Circular headgear has been used in various cultures since at least 3000 B.C. to confer special status on the wearer and to set him or her apart as an extraordinary (often divine) being with a right to supreme governance and/or as having exceptional skills and achievements. Crowns, depending on their design and the materials of their composition, would draw attention to the wearer, and could enhance physical attributes, for instance, making the wearer appear taller.

  1. Early Mesopotamian and Hebrew Crowns

    • Mesopotamian crown

      In early Mesopotamian and Hebrew cultures, crowns, or diadems, could be made of cloth or metal and set with jewels or precious stones. In the Hebrew Bible, crowns worthy of kings are described as being made of gold (Ps. 21:3), and even small-time kings are mentioned as having crowns containing gold and jewels (2 Sam. 12:29). Although the materials used for crowns were commonly precious metals and jewels, the shape of the crown could vary; there are no indications that all crowns were similar in design.

    Egyptian Crowns

    • Egyptian "Double Crown"

      Throughout Egypt's long dynastic history, kings and queens wore various crowns to represent the different offices and aspects of royal authority. From the Early Dynastic period and afterward, royalty used both crowns and scepters (the scepter being the most ancient sign of authority).

      Although no ancient Egyptian crowns have survived for material analysis, there are numerous pictures and sculptures that depict them. Egyptian crowns are most often represented as being very tall, with symbolic materials (such as feathers) that function to convey messages. An example of this is the "Double Crown," one crown composed of the two separate crowns worn by leaders of Upper and Lower Egypt, and so symbolizing the unified reach of the king's authority.

    Assyrian and Persian Crowns

    • Assyrian crown

      Assyrian monarchs wore crowns similar in style to that of the Egyptian monarchs. The high, conical style was similar to the headgear of priests, and was essentially an elevated, dyed and usually jeweled turban.

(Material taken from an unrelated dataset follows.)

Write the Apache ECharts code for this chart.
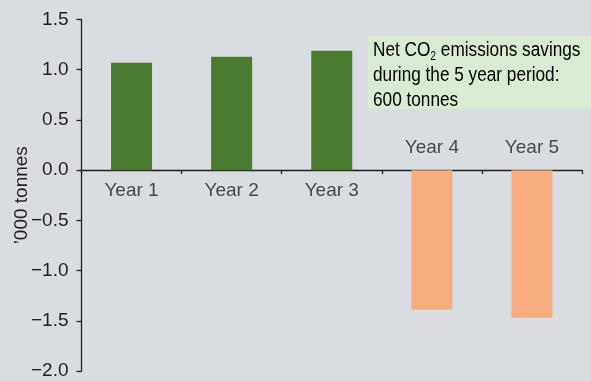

      In Persia, crowns were an important and highly individualized element contributing to the glory of a king. Each ruler wore his own distinctive crown that combined attributes of Persian deities, including eagles' wings and rams' heads; streamers were sometimes added.

    Greek and Roman

    • Greek and Roman "corona"

      Beginning in 776 B.C., the Greeks crowned the victors at the Olympic games with laurel wreaths. The town in which the games were hosted provided head garlands made from the branches of local trees (incidentally it is speculated that the practice of hanging wreaths comes from the practice of victors hanging their 'crowns' up on the wall or elsewhere). It appears that crowns of leaves or flowers were also put on the heads of festival revelers; the Hebrew Bible mentions the practice in the book of Isaiah and in the apocryphal book of Wisdom.

      In Rome, the purple toga and diadem signified kingship. Cicero writes in his third and thirteenth Phillipics about an incident in 44 B.C. when Marc Antony offered a diadem to Julius Caesar in the forum during the winter festival of Lupercalia. Caesar repeatedly refused the diadem, an act that made it clear that he did not intend to assume monarchical power over the Roman Republic. In Latin, the word for "crown" is "corona."

    The Crown in the Medieval (and Modern) West

    • King Alfred, in stained glass and on a coin

      In the Middle Ages, crowns were of two sorts. A crown was an object of state and a headpiece to be worn by kings and queens signifying their power on feast-days. There was also the diadem, the type of crown worn by Roman emperors and kings of pagan tribes. As state power mingled with the authority of the Church, crowns represented secular power mediated by or in partnership with ecclesiastical authority. Medieval art depicted Jesus and Mary with crowns, reminding secular leaders that true authority belonged to God. Sometimes crowns contained holy relics (such as the reliquary crown of St. Louis, which enclosed a splinter of the true cross). As in times past, the crown indicated that its wearer was divinely sanctioned to rule.

      Because the crown itself, unlike people, survived through many generations, it came to independently symbolize the office of kingship and identify a particular lineage.
      The British monarchy still today retains its "Crown Jewels," a set of regalia passed down through the generations since 1303. They are kept in the "Jewel House" in the Tower of London, on display to visitors and guarded by royal soldiers.